The new conservative board has since adopted new policies that crack down on anything that does not communicate support for conservative or traditional values.

“One of those is a controversial topics policy saying that teachers can’t have any kind of signage that could be deemed political…. Discussion of pronouns with students was another thing that came up. And teachers aren’t allowed to wear rainbows,” Schindler said. 

Another parent, Leigh Radichel Tracy, told the Times that the district “has really cracked down on anything LGBTQ” and the fact that songs referencing rainbows are deemed problematic “has not in any way come as a surprise.”
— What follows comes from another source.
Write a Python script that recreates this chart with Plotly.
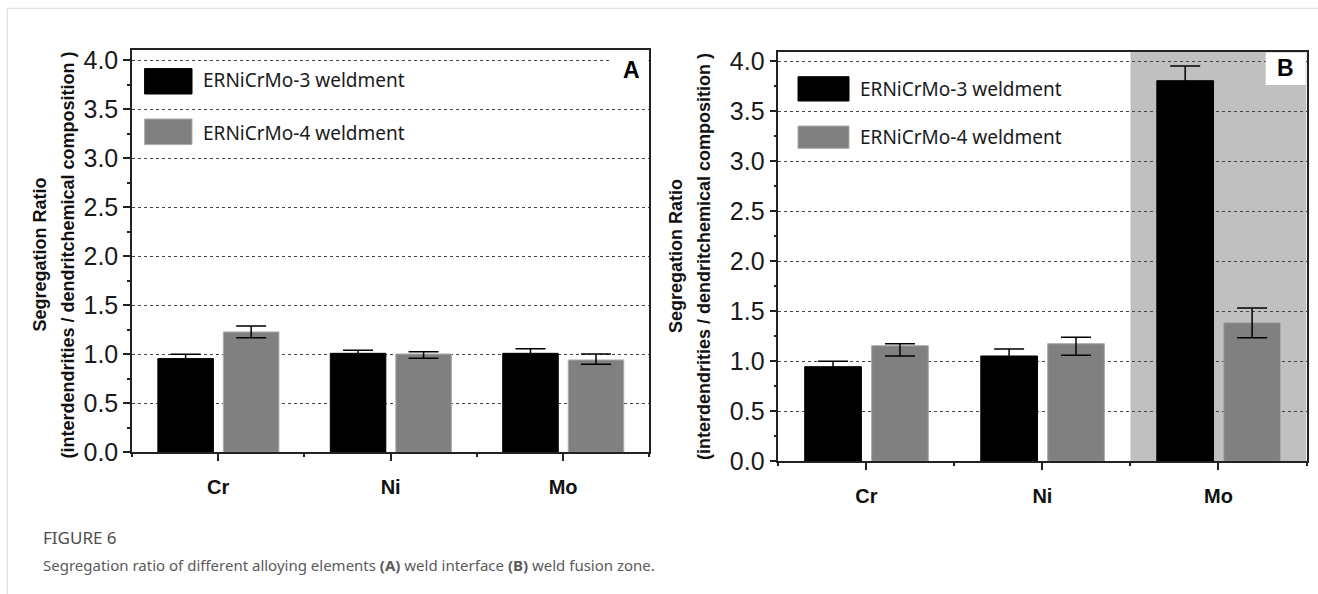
import plotly.graph_objects as go

W, H = 1318, 594

# ---------------- data ----------------
categories = ["Cr", "Ni", "Mo"]
series_names = ["ERNiCrMo-3 weldment", "ERNiCrMo-4 weldment"]
y_tick_values = [0.0, 0.5, 1.0, 1.5, 2.0, 2.5, 3.0, 3.5, 4.0]

# Panel A - weld interface
a_mo3 = [0.956, 1.010, 1.010]
a_mo3_err = [0.044, 0.030, 0.047]
a_mo4 = [1.228, 1.003, 0.942]
a_mo4_err_plus = [0.060, 0.024, 0.061]
a_mo4_err_minus = [0.058, 0.043, 0.044]

# Panel B - weld fusion zone
b_mo3 = [0.946, 1.053, 3.806]
b_mo3_err = [0.054, 0.070, 0.147]
b_mo4 = [1.156, 1.176, 1.386]
b_mo4_err_plus = [0.020, 0.064, 0.147]
b_mo4_err_minus = [0.103, 0.116, 0.150]

highlight_category = "Mo"   # shaded in panel B

# ---------------- helpers ----------------
def px(x):
    return x / W

def py(y):
    return 1 - y / H

pos = list(range(1, len(categories) + 1))
BAR_W = 0.322
OFFSETS = [-0.35, 0.03]
FILL = ["#000000", "#808080"]
EDGE = ["#000000", "#a9a9a9"]

fig = go.Figure()

def add_panel(xa, ya, s1, e1, s2, e2p, e2m):
    fig.add_trace(go.Bar(
        x=pos, y=s1, name=series_names[0], xaxis=xa, yaxis=ya,
        width=BAR_W, offset=OFFSETS[0],
        marker=dict(color=FILL[0], line=dict(color=EDGE[0], width=1)),
        error_y=dict(type="data", array=e1, visible=True, color="#000",
                     thickness=1.5, width=15),
        showlegend=False))
    fig.add_trace(go.Bar(
        x=pos, y=s2, name=series_names[1], xaxis=xa, yaxis=ya,
        width=BAR_W, offset=OFFSETS[1],
        marker=dict(color=FILL[1], line=dict(color=EDGE[1], width=1)),
        error_y=dict(type="data", symmetric=False, array=e2p, arrayminus=e2m,
                     visible=True, color="#000", thickness=1.5, width=15),
        showlegend=False))

add_panel("x", "y", a_mo3, a_mo3_err, a_mo4, a_mo4_err_plus, a_mo4_err_minus)
add_panel("x2", "y2", b_mo3, b_mo3_err, b_mo4, b_mo4_err_plus, b_mo4_err_minus)

# ---------------- axes ----------------
cat_font = dict(family="Liberation Sans Narrow, Arial Narrow, Arial, Liberation Sans",
                size=20, color="#111", weight="bold")
tick_font = dict(family="Arial, Liberation Sans", size=25, color="#1a1a1a")

def xaxis_cfg(domain):
    return dict(
        domain=domain, range=[0.5, len(categories) + 0.5],
        tickmode="array", tickvals=pos, ticktext=categories,
        ticks="outside", ticklen=7, tickwidth=1.5, tickcolor="#222",
        showline=True, linecolor="#222", linewidth=1.5, mirror=True,
        showgrid=False, zeroline=False, tickfont=cat_font,
        ticklabelstandoff=9,
        minor=dict(tickmode="array", tickvals=[p - 0.5 for p in pos] + [pos[-1] + 0.5],
                   ticks="outside", ticklen=3, tickwidth=1.5, tickcolor="#222",
                   showgrid=False),
        fixedrange=True)

def yaxis_cfg(domain, top, anchor):
    return dict(
        domain=domain, range=[0, top], anchor=anchor,
        tickmode="array", tickvals=y_tick_values,
        ticktext=[f"{v:.1f}" for v in y_tick_values],
        ticks="outside", ticklen=7, tickwidth=1.5, tickcolor="#222",
        showline=True, linecolor="#222", linewidth=1.5, mirror=True,
        showgrid=True, gridcolor="#444", griddash="dot", gridwidth=1,
        zeroline=False, tickfont=tick_font,
        minor=dict(dtick=0.25, tick0=0, ticks="outside", ticklen=3,
                   tickwidth=1.5, tickcolor="#222", showgrid=False),
        fixedrange=True)

A_X = [132, 649.3]
A_Y = [49.5, 452.3]
B_X = [778.3, 1306.5]
B_Y = [51.7, 461.3]

fig.update_layout(
    xaxis=dict(xaxis_cfg([px(A_X[0]), px(A_X[1])]), anchor="y"),
    yaxis=yaxis_cfg([py(A_Y[1]), py(A_Y[0])], 4.11, "x"),
    xaxis2=dict(xaxis_cfg([px(B_X[0]), px(B_X[1])]), anchor="y2"),
    yaxis2=yaxis_cfg([py(B_Y[1]), py(B_Y[0])], 4.096, "x2"),
)

shapes = []
annotations = []

hi = pos[categories.index(highlight_category)]
shapes.append(dict(type="rect", xref="x2", yref="y2 domain",
                   x0=hi - 0.5, x1=hi + 0.5, y0=0, y1=1,
                   fillcolor="#c0c0c0", line=dict(width=0), layer="below"))

def panel_label(text, box, center):
    shapes.append(dict(type="rect", xref="paper", yref="paper",
                       x0=px(box[0]), x1=px(box[1]), y0=py(box[3]), y1=py(box[2]),
                       fillcolor="white", line=dict(width=0), layer="above"))
    annotations.append(dict(text=f"<b>{text}</b>", x=px(center[0]), y=py(center[1]),
                            xref="paper", yref="paper", showarrow=False,
                            xanchor="center", yanchor="middle",
                            font=dict(family="Arial, Liberation Sans", size=23, color="#000")))

panel_label("A", [611, 648.5, 50.3, 83], [631, 69.5])
panel_label("B", [1265.7, 1305.7, 52.5, 85], [1285.5, 67.5])

leg_font = dict(family="Noto Sans, Open Sans, sans-serif", size=19, color="#1a1a1a")

def legend(patch_x, patch_ys, text_x, text_ys):
    for i, name in enumerate(series_names):
        shapes.append(dict(type="rect", xref="paper", yref="paper",
                           x0=px(patch_x[0]), x1=px(patch_x[1]),
                           y0=py(patch_ys[i][1]), y1=py(patch_ys[i][0]),
                           fillcolor=FILL[i], line=dict(color=EDGE[i], width=1),
                           layer="above"))
        annotations.append(dict(text=name, x=px(text_x), y=py(text_ys[i]),
                                xref="paper", yref="paper", showarrow=False,
                                xanchor="left", yanchor="middle", font=leg_font))

legend([144.6, 192], [[68.6, 94], [119, 144.6]], 201, [80.5, 133.5])
legend([798, 849], [[76.7, 101], [126, 148.3]], 858, [88.5, 137.3])

title_font = dict(family="Arial, Liberation Sans", size=18, color="#111")
title_lines = ["<b>Segregation Ratio</b>",
               "<b>(interdendrities / dendritchemical composition )</b>"]
for xs, yc in [([39.5, 67.5], 255), ([675.5, 703.5], 256.5)]:
    for t, xx in zip(title_lines, xs):
        annotations.append(dict(text=t, x=px(xx), y=py(yc), xref="paper", yref="paper",
                                showarrow=False, textangle=-90,
                                xanchor="center", yanchor="middle", font=title_font))

annotations.append(dict(text="FIGURE 6", x=px(41), y=py(537), xref="paper", yref="paper",
                        showarrow=False, xanchor="left", yanchor="middle",
                        font=dict(family="Noto Sans, Open Sans, sans-serif", size=17,
                                  color="#4d4d4d")))
annotations.append(dict(
    text="Segregation ratio of different alloying elements <b>(A)</b> weld interface "
         "<b>(B)</b> weld fusion zone.",
    x=px(41), y=py(565), xref="paper", yref="paper", showarrow=False,
    xanchor="left", yanchor="middle",
    font=dict(family="Noto Sans, Open Sans, sans-serif", size=15, color="#5a5a5a")))

shapes.append(dict(type="line", xref="paper", yref="paper",
                   x0=px(7.3), x1=1, y0=py(8.3), y1=py(8.3),
                   line=dict(color="#d6d6d6", width=1)))
shapes.append(dict(type="line", xref="paper", yref="paper",
                   x0=px(7.3), x1=px(7.3), y0=py(8.3), y1=0,
                   line=dict(color="#d6d6d6", width=1)))

fig.update_layout(
    width=W, height=H, autosize=False,
    margin=dict(l=0, r=0, t=0, b=0, autoexpand=False),
    paper_bgcolor="white", plot_bgcolor="white",
    barmode="overlay", showlegend=False,
    shapes=shapes, annotations=annotations,
)

fig.write_html("out.html", include_plotlyjs=True,
               config={"displayModeBar": False, "responsive": False})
“All that Miley and Dolly are saying is that they want to live in a world that is accepting, with no judgment, and where people can be who they want to be,” Tracy said. “It’s so sad that this is seen as a ‘controversial issue’ by the School District of Waukesha. It’s a song about a beautiful place of acceptance.”

Tempel later tweeted that the district’s censorship of “Rainbowland” was disappointing.
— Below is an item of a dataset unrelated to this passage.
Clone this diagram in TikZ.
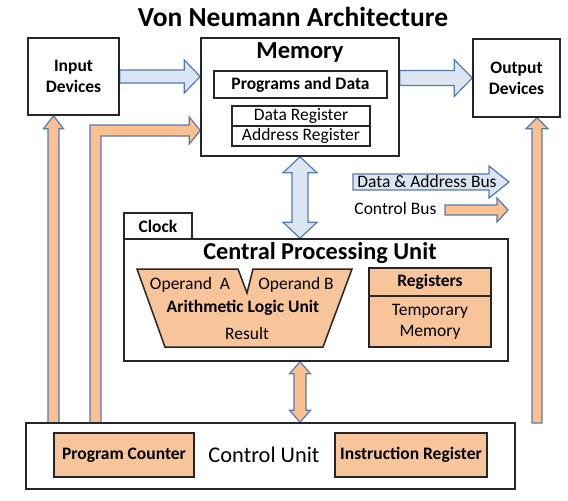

“The ‘Rainbowland’ story is about much more than a banned song,” she wrote. “The result of the political pushback on LGBTQ+ inclusivity and rights in schools is unfolding and it’s tragic.”

The conflation of anything rainbow-colored with the LGBTQ community has angered many conservatives and anti-LGBTQ online trolls.

Earlier this year, the group Pink Floyd was attacked for releasing a 50th-anniversary edition of their 1973 hit album Dark Side of the Moon that featured the number “50” inside a prism and the zero filled in with a rainbow.

Trolls believed the redesigned logo was a form of “virtue signaling” support for the Pride movement and the LGBTQ community. But fans of the ban noted that the logo was an update of the album’s original art, which depicted a prism refracting light to create a rainbow.